Soltanto con loro mi avventuravo appena più in là, con entrambe le mie piccole mani strette tra le loro. Strette fino a farmi male.
Crescendo ho imparato a nuotare, ma per anni non ho saputo stare ferma e tenermi a galla, al mare. Avevo paura di quell’abisso sotto di me, buio e pieno di vita che a me spaventava, immaginavo squali e mostri marini che aspettavano solo di rosicchiarmi le gambe. Inutile fare le prove in piscina, dove potevo vedere chiaramente fino in fondo.
Il mare si muoveva, decideva lui dove portarmi. Io avevo paura di essere portata via, lontano.
Poi ho iniziato a giocare con le onde, quelle alte. E un giorno mi sono ritrovata trasportata in un punto in cui l’acqua era troppo alta, e le onde spingevano la mia testa sott’acqua. È durato poco: mio padre, che mi osservava dalla spiaggia si è buttato in acqua e mi ha portata a riva. Io giocavo, di giorno, felice. Sono stata in pericolo per un attimo, e sono ancora qui, perché ero al sicuro.
Ho potuto imparare, con il tempo, in tutta la mia vita, a non avere paura in alcuni momenti, ad accettarla in altri. A cercare una mano a cui aggrapparmi, ad entrare in acqua per rilassarmi.

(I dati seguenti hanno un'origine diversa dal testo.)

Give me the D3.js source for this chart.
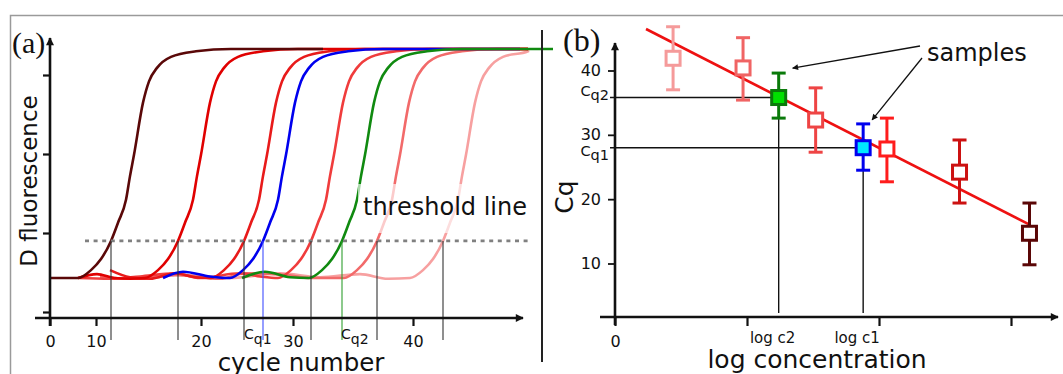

A vivere il mare come fonte di vita, e quell’abisso come occasione di scoperte.
Le stragi di migranti, annunciate e poi ignorate, mi hanno riportata fino in fondo a quell’abisso, a cui uomini e donne hanno affidato la speranza di salvezza per sé e di un futuro per i propri figli. Il mare aperto, di notte, nero come la pece, talmente agitato da confondere la mente e immobilizzare corpi già intirizziti dal freddo. Le mani dei bambini e delle bambine che stringono quelle dei genitori con tanta forza da lasciare senza fiato.
Penso a me, terrorizzata per il solo sentire l’acqua alle ginocchia. A mia madre, pronta con l’asciugamano e la merenda sotto l’ombrellone. A mio padre, che in acqua tiene le mie mani e mi dice “dai, adesso tira su le gambe e sbatti i piedi, ti tengo io”.
Penso a quante volte quelle madri e quei padri avranno sussurrato ai propri figli “non ti preoccupare, ti tengo io”, mascherando il terrore di non farcela.
Oggi ho paura, tanta, dell’abisso: di quell’abisso nero come la pece, nauseabondo come la putrida propaganda di uomini e donne di Stato che osservano dall’alto dei loro scranni i corpi riversi sulle spiagge di creature colpevoli di voler sopravvivere.
Avrei voluto vedere uomini e donne di Stato inginocchiati ai piedi di quei corpi, tenersi la testa tra le mani, disperarsi per essere arrivate/i troppo tardi. Ma loro il ritardo lo hanno calcolato. E io ho paura. Poi la paura passerà, e sarà solo odio, senza vie di mezzo.
Sono qui che scrivo, e proprio ora una nuova vita sta nascendo. A lui auguro certamente un mondo migliore, ma prima di tutto la capacità di lottare per averlo.